#### Data provided ####
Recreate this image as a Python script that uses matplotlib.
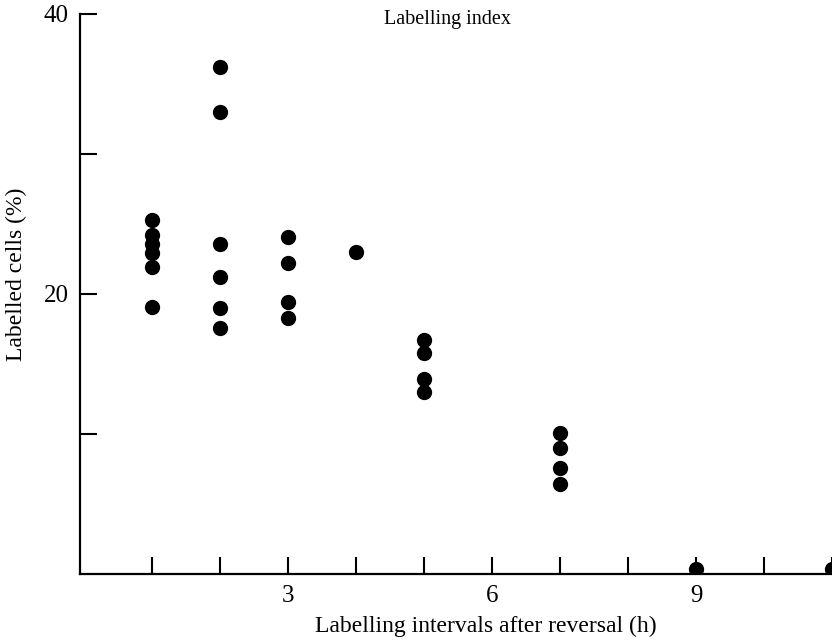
import matplotlib.pyplot as plt

# hours after reversal and labelled cells (%)
hours = [1, 1, 1, 1, 1, 1,
         2, 2, 2, 2, 2, 2,
         3, 3, 3, 3,
         4,
         5, 5, 5, 5,
         7, 7, 7, 7,
         9, 11]
labelled = [25.3, 24.2, 23.6, 22.9, 21.9, 19.1,
            36.2, 33.0, 23.6, 21.2, 19.0, 17.6,
            24.1, 22.2, 19.4, 18.3,
            23.0,
            16.7, 15.8, 13.9, 13.0,
            10.1, 9.0, 7.6, 6.4,
            0.35, 0.35]

x_ticks = list(range(1, 12))
x_labels = ['' if t not in (3, 6, 9) else str(t) for t in x_ticks]
y_ticks = [10, 20, 30, 40]
y_labels = ['', '20', '', '40']

plt.rcParams['font.family'] = ['Liberation Serif', 'DejaVu Serif']

fig = plt.figure(figsize=(8.32, 6.41), dpi=100)
ax = fig.add_axes([80 / 832, 67 / 641, 752 / 832, 560 / 641])

ax.plot(hours, labelled, 'o', color='black', markersize=10, clip_on=True)

ax.set_xlim(-0.06, 11.0)
ax.set_ylim(0, 40)

for s in ['top', 'right']:
    ax.spines[s].set_visible(False)
for s in ['left', 'bottom']:
    ax.spines[s].set_linewidth(1.6)

ax.set_xticks(x_ticks)
ax.set_xticklabels(x_labels)
ax.set_yticks(y_ticks)
ax.set_yticklabels(y_labels)
ax.tick_params(axis='both', direction='in', length=12, width=1.5, labelsize=18)
ax.tick_params(axis='x', pad=8)
ax.tick_params(axis='y', pad=8)

ax.set_xlabel('Labelling intervals after reversal (h)', fontsize=17)
ax.xaxis.set_label_coords(0.539, -0.075)
ax.set_ylabel('Labelled cells (%)', fontsize=17)
ax.yaxis.set_label_coords(-0.070, 0.536)

ax.text(0.489, 0.99, 'Labelling index', transform=ax.transAxes,
        ha='center', va='center', fontsize=14.5)

fig.savefig('out.png', dpi=100)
####
> [The problem] Restate the entire listing word for word, excluding pictures.

> [Reply]
Recreate this image as a Python script that uses matplotlib.
import matplotlib.pyplot as plt

# hours after reversal and labelled cells (%)
hours = [1, 1, 1, 1, 1, 1,
         2, 2, 2, 2, 2, 2,
         3, 3, 3, 3,
         4,
         5, 5, 5, 5,
         7, 7, 7, 7,
         9, 11]
labelled = [25.3, 24.2, 23.6, 22.9, 21.9, 19.1,
            36.2, 33.0, 23.6, 21.2, 19.0, 17.6,
            24.1, 22.2, 19.4, 18.3,
            23.0,
            16.7, 15.8, 13.9, 13.0,
            10.1, 9.0, 7.6, 6.4,
            0.35, 0.35]

x_ticks = list(range(1, 12))
x_labels = ['' if t not in (3, 6, 9) else str(t) for t in x_ticks]
y_ticks = [10, 20, 30, 40]
y_labels = ['', '20', '', '40']

plt.rcParams['font.family'] = ['Liberation Serif', 'DejaVu Serif']

fig = plt.figure(figsize=(8.32, 6.41), dpi=100)
ax = fig.add_axes([80 / 832, 67 / 641, 752 / 832, 560 / 641])

ax.plot(hours, labelled, 'o', color='black', markersize=10, clip_on=True)

ax.set_xlim(-0.06, 11.0)
ax.set_ylim(0, 40)

for s in ['top', 'right']:
    ax.spines[s].set_visible(False)
for s in ['left', 'bottom']:
    ax.spines[s].set_linewidth(1.6)

ax.set_xticks(x_ticks)
ax.set_xticklabels(x_labels)
ax.set_yticks(y_ticks)
ax.set_yticklabels(y_labels)
ax.tick_params(axis='both', direction='in', length=12, width=1.5, labelsize=18)
ax.tick_params(axis='x', pad=8)
ax.tick_params(axis='y', pad=8)

ax.set_xlabel('Labelling intervals after reversal (h)', fontsize=17)
ax.xaxis.set_label_coords(0.539, -0.075)
ax.set_ylabel('Labelled cells (%)', fontsize=17)
ax.yaxis.set_label_coords(-0.070, 0.536)

ax.text(0.489, 0.99, 'Labelling index', transform=ax.transAxes,
        ha='center', va='center', fontsize=14.5)

fig.savefig('out.png', dpi=100)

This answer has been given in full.